Stored items from a collection -
──────────────────────────────
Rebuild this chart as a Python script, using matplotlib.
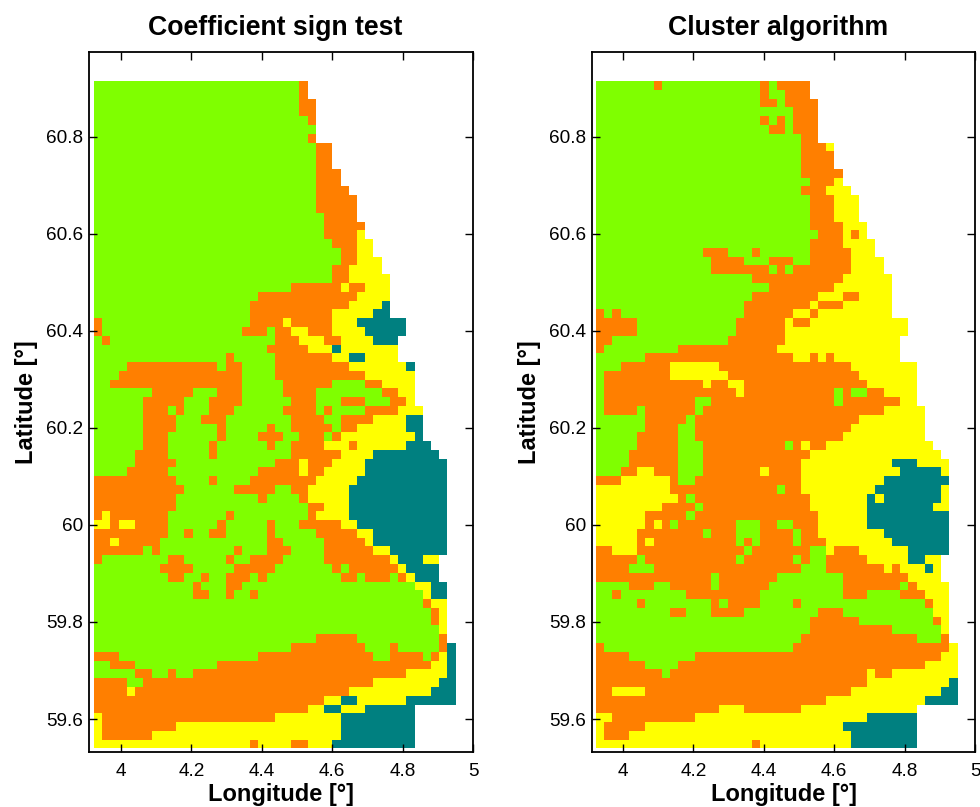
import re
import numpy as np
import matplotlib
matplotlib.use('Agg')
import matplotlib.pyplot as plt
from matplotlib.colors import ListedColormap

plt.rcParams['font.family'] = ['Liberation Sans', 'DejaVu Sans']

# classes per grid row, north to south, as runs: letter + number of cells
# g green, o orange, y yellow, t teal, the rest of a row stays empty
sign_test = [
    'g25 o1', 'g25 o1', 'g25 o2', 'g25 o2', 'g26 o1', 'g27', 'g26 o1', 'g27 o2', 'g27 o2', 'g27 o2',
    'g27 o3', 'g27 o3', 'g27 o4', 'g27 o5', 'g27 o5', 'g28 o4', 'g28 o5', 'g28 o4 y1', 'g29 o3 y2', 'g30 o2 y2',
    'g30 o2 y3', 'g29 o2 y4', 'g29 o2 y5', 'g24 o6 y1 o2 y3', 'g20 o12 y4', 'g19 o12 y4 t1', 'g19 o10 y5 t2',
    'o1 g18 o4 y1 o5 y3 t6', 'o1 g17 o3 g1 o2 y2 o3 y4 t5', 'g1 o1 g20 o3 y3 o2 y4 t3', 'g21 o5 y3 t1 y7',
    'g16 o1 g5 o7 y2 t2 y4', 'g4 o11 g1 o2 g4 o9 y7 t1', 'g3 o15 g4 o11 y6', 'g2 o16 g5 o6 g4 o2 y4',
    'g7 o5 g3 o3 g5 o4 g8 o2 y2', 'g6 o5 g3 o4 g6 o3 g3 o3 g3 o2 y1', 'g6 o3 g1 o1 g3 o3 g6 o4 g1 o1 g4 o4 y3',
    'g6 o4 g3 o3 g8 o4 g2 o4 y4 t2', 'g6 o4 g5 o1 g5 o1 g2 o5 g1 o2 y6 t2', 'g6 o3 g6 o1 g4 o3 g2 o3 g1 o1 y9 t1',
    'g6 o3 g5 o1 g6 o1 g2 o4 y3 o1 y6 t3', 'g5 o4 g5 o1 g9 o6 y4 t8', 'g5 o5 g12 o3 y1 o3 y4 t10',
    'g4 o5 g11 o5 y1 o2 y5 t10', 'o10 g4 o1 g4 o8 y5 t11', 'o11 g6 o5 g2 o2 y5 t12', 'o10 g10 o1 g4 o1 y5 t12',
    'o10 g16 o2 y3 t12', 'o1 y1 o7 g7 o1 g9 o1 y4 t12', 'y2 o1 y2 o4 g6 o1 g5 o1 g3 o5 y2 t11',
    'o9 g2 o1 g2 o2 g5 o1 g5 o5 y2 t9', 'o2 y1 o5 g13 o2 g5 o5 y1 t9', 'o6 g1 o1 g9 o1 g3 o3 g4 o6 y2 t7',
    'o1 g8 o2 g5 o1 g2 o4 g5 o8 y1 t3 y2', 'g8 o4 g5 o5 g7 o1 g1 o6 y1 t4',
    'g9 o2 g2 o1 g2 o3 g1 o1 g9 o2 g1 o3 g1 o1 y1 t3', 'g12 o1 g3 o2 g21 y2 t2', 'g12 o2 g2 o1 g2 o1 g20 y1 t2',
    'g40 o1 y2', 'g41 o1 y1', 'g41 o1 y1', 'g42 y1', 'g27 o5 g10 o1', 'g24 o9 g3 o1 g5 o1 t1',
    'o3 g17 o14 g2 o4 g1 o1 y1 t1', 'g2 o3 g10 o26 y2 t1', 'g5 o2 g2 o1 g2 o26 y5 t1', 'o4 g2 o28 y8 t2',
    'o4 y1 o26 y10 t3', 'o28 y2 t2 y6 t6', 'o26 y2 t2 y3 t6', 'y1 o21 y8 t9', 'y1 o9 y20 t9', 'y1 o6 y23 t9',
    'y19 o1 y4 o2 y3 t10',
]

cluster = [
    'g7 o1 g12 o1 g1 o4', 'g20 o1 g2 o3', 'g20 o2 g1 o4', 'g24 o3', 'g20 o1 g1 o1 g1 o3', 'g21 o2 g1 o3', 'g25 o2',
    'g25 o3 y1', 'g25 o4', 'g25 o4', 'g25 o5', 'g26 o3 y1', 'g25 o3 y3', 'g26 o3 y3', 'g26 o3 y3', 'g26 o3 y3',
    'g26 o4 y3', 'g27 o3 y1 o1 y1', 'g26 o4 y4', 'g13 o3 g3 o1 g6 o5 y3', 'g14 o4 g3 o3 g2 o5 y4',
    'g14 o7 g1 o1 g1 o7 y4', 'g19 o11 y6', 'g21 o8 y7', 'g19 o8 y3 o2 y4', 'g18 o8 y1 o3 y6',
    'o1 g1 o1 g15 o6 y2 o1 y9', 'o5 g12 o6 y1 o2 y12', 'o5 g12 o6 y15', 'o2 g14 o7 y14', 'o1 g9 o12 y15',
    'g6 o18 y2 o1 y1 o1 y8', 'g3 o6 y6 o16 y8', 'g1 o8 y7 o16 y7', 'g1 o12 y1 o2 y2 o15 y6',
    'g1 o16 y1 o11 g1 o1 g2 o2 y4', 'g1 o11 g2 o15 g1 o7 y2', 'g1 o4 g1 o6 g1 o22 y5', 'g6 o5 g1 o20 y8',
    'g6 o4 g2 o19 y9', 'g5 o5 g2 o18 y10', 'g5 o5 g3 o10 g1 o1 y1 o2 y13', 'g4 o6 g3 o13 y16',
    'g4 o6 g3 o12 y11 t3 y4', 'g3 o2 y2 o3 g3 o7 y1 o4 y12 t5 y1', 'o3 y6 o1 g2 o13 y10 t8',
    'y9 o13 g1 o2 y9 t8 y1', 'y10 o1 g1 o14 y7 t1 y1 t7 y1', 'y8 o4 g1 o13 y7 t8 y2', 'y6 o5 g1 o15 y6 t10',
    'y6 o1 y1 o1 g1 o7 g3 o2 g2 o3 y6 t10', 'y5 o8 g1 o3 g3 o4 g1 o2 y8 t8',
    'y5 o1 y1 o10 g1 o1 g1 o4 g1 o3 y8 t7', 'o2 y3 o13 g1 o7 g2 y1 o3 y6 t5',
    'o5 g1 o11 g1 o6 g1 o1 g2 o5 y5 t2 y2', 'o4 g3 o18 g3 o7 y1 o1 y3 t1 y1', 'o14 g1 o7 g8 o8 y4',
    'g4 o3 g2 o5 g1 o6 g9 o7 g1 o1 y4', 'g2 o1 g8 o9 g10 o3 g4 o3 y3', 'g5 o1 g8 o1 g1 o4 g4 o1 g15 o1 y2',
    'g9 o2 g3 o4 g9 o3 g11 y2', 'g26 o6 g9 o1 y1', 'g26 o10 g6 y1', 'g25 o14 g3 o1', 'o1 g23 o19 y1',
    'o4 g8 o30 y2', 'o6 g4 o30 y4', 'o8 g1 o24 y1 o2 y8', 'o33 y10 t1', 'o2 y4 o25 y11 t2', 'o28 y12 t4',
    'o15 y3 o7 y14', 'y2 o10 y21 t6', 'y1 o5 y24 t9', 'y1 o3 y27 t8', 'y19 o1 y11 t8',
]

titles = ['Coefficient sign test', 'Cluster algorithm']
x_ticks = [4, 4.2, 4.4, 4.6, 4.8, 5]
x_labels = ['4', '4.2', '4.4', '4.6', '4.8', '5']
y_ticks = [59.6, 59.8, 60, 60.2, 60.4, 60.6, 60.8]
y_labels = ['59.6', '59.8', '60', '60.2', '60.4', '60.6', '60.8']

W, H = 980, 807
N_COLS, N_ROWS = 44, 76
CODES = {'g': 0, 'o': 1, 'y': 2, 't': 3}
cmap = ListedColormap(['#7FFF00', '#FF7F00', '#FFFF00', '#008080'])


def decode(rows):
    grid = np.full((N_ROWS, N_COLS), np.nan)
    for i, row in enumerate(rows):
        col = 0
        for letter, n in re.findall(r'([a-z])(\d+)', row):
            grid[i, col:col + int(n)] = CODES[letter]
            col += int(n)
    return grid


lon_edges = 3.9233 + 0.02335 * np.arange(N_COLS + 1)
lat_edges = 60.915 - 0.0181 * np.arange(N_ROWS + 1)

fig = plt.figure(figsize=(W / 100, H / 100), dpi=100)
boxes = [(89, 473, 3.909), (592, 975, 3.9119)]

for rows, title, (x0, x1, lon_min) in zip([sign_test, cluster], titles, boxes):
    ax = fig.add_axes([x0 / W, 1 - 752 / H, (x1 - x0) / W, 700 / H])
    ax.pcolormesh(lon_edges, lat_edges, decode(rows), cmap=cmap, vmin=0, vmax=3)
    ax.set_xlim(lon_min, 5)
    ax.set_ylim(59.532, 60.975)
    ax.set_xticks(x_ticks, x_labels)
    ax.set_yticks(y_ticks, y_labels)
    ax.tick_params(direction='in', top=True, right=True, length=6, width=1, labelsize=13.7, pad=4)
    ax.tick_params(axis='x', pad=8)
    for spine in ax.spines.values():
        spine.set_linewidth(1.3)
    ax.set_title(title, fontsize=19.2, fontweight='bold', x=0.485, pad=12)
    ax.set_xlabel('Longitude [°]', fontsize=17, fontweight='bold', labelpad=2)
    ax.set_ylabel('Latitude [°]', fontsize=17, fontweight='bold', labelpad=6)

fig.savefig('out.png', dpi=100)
──────────────────────────────
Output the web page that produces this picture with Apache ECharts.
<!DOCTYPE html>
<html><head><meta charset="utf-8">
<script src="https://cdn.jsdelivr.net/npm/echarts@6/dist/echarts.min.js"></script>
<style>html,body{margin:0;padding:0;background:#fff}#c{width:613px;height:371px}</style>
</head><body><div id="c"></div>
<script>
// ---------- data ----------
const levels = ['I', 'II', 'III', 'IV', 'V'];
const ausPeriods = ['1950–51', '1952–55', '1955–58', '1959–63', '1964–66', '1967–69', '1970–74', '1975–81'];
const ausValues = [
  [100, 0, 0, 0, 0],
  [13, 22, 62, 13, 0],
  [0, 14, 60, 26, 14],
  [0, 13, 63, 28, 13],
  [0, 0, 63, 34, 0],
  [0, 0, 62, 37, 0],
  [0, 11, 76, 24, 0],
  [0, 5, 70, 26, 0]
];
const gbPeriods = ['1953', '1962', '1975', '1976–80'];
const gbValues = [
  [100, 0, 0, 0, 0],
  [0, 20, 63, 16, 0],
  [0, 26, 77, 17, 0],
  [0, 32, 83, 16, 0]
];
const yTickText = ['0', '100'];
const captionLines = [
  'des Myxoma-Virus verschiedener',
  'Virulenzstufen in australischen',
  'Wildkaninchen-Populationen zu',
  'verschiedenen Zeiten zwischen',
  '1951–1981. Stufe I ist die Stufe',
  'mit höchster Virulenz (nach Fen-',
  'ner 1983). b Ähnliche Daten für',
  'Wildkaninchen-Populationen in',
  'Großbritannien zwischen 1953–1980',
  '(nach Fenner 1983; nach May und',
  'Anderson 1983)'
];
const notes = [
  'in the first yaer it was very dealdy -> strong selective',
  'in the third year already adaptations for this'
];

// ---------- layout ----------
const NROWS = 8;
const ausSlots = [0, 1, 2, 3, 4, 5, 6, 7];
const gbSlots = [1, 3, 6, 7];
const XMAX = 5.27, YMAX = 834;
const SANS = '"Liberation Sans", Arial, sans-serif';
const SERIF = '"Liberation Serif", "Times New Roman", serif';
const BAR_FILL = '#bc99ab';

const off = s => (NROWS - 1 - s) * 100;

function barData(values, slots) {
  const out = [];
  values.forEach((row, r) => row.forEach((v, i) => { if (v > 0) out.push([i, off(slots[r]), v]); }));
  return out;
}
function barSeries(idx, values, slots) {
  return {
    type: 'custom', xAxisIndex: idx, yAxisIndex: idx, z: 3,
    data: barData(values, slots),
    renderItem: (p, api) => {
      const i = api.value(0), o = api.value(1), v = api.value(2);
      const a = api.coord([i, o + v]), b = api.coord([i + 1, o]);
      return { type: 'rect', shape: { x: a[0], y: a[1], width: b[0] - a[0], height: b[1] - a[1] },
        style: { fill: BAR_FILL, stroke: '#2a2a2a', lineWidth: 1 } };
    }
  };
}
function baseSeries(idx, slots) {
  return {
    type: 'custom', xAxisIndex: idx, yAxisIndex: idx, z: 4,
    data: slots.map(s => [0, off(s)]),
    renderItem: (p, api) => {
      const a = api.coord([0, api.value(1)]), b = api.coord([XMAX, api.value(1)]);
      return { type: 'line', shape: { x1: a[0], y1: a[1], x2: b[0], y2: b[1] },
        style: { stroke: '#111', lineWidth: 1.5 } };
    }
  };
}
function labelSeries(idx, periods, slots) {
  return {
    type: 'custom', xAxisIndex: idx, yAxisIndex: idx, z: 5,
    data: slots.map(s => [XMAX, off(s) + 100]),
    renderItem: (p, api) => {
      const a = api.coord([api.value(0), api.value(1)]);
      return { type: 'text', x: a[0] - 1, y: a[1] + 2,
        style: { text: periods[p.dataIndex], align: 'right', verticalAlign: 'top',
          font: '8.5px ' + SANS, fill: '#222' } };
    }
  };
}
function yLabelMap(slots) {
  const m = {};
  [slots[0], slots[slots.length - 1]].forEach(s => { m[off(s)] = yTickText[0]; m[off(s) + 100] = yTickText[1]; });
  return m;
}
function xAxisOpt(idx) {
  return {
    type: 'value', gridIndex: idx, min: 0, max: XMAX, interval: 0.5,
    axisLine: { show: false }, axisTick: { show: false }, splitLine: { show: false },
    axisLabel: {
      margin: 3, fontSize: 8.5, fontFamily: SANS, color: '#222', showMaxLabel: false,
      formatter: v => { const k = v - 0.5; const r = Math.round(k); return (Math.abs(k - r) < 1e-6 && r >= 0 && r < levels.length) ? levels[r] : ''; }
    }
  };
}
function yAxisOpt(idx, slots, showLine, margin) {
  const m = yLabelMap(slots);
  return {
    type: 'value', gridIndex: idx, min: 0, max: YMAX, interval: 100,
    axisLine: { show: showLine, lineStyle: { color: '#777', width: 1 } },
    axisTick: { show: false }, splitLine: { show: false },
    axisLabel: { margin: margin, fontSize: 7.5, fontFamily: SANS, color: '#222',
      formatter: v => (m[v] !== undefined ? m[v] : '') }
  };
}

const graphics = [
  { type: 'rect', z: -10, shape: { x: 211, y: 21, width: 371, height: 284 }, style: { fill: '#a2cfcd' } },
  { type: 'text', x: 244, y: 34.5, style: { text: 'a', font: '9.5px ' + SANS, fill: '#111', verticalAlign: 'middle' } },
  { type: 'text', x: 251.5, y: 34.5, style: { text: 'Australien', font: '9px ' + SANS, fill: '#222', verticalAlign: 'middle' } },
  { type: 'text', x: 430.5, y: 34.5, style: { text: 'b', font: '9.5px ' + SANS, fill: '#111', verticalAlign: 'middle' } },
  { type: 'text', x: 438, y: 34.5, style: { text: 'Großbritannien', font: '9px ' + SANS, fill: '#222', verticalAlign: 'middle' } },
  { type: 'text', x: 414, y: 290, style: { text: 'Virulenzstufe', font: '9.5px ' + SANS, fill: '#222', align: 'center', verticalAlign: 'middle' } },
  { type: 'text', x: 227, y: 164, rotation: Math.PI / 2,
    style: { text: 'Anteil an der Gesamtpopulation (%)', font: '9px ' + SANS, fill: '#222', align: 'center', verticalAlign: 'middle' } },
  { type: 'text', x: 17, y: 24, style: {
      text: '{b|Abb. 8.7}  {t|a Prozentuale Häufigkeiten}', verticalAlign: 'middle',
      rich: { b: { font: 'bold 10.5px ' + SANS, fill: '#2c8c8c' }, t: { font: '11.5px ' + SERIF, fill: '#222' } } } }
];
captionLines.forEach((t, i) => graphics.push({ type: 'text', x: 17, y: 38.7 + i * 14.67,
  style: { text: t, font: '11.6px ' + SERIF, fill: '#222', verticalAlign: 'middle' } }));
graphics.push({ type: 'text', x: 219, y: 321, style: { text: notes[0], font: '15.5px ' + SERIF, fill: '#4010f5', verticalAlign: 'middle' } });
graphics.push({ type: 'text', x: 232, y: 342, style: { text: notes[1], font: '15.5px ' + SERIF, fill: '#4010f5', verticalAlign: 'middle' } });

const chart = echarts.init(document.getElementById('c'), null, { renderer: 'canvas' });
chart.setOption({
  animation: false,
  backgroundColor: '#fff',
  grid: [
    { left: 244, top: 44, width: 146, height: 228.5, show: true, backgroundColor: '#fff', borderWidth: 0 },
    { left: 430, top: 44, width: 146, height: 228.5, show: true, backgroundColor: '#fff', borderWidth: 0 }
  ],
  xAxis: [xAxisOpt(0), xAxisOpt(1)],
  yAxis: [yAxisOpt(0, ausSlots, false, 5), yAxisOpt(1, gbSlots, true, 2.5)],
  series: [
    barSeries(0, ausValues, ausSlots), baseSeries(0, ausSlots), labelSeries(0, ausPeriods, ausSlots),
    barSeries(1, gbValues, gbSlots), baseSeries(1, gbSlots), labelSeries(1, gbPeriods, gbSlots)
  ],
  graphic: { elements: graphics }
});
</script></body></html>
──────────────────────────────
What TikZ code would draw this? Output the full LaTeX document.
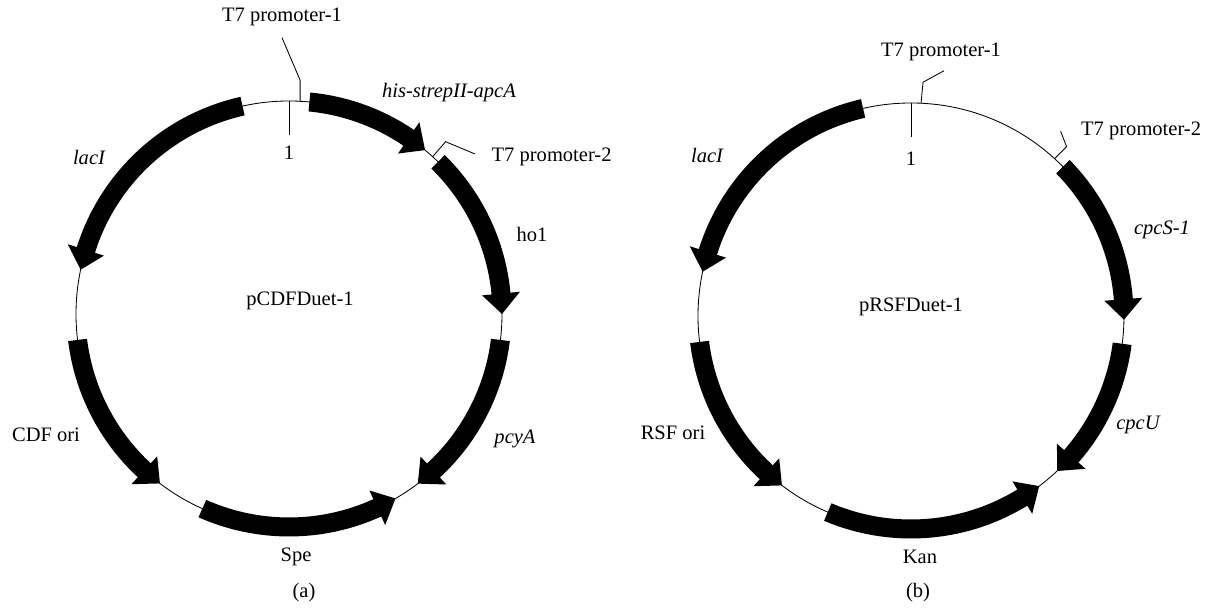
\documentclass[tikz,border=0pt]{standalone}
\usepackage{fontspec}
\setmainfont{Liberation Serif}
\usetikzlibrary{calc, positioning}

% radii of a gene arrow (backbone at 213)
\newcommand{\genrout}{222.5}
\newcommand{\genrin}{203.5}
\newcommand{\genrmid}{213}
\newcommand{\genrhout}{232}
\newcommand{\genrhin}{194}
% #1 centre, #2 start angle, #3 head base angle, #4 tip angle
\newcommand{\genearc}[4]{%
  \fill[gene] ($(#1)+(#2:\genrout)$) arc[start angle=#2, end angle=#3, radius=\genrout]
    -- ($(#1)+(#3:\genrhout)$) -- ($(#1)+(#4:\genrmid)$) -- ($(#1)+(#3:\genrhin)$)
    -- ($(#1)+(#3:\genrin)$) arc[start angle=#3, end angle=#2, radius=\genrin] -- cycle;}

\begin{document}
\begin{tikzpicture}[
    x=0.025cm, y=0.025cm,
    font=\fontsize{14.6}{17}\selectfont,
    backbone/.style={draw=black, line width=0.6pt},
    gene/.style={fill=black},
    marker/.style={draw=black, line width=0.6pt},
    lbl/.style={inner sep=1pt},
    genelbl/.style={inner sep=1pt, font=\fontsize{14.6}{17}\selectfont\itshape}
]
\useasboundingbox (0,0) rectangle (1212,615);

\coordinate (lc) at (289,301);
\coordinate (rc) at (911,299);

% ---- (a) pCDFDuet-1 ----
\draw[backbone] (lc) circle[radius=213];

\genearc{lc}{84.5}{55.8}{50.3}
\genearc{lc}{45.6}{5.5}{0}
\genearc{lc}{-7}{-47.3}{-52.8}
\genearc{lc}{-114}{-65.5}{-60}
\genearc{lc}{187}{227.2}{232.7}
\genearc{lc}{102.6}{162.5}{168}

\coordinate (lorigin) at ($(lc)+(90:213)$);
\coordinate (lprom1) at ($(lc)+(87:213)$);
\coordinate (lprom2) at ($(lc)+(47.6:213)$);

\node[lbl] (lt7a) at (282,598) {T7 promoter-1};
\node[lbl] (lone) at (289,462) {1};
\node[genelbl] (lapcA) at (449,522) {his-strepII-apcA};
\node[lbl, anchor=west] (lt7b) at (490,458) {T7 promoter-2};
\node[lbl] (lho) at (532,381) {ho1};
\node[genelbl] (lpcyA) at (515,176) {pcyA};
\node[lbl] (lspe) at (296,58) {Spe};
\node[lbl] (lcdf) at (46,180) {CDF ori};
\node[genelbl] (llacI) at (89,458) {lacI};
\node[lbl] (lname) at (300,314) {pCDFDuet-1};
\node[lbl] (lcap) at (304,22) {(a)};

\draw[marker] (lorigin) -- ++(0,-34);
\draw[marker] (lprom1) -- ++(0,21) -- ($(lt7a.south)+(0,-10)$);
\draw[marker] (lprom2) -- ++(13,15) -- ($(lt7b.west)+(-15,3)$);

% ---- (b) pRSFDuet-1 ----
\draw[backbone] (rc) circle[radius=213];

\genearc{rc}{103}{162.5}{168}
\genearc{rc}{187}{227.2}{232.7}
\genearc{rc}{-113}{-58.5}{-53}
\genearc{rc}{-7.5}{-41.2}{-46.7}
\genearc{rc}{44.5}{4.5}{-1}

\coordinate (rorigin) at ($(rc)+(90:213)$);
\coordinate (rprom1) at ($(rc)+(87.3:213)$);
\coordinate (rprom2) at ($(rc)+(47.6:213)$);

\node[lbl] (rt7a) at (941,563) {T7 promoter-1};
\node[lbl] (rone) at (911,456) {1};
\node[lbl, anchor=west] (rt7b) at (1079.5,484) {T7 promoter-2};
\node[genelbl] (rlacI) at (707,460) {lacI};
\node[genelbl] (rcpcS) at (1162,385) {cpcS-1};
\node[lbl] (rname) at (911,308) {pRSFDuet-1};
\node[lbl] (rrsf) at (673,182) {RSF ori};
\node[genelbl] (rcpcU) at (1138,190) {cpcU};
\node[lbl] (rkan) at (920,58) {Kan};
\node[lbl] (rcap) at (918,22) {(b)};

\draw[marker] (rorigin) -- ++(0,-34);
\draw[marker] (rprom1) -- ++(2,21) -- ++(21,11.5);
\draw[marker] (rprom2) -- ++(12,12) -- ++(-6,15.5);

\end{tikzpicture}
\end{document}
──────────────────────────────
EXERCISE DESCRIPTION - Transcribe, exactly as written, the lines starting at the one with "Rebuild this chart" and ending at the one with "plt.rcParams['font.family'] = ['Liberation", and nothing more. Pictures are not part of the copy.

THE ANSWER -
Rebuild this chart as a Python script, using matplotlib.
import re
import numpy as np
import matplotlib
matplotlib.use('Agg')
import matplotlib.pyplot as plt
from matplotlib.colors import ListedColormap

plt.rcParams['font.family'] = ['Liberation Sans', 'DejaVu Sans']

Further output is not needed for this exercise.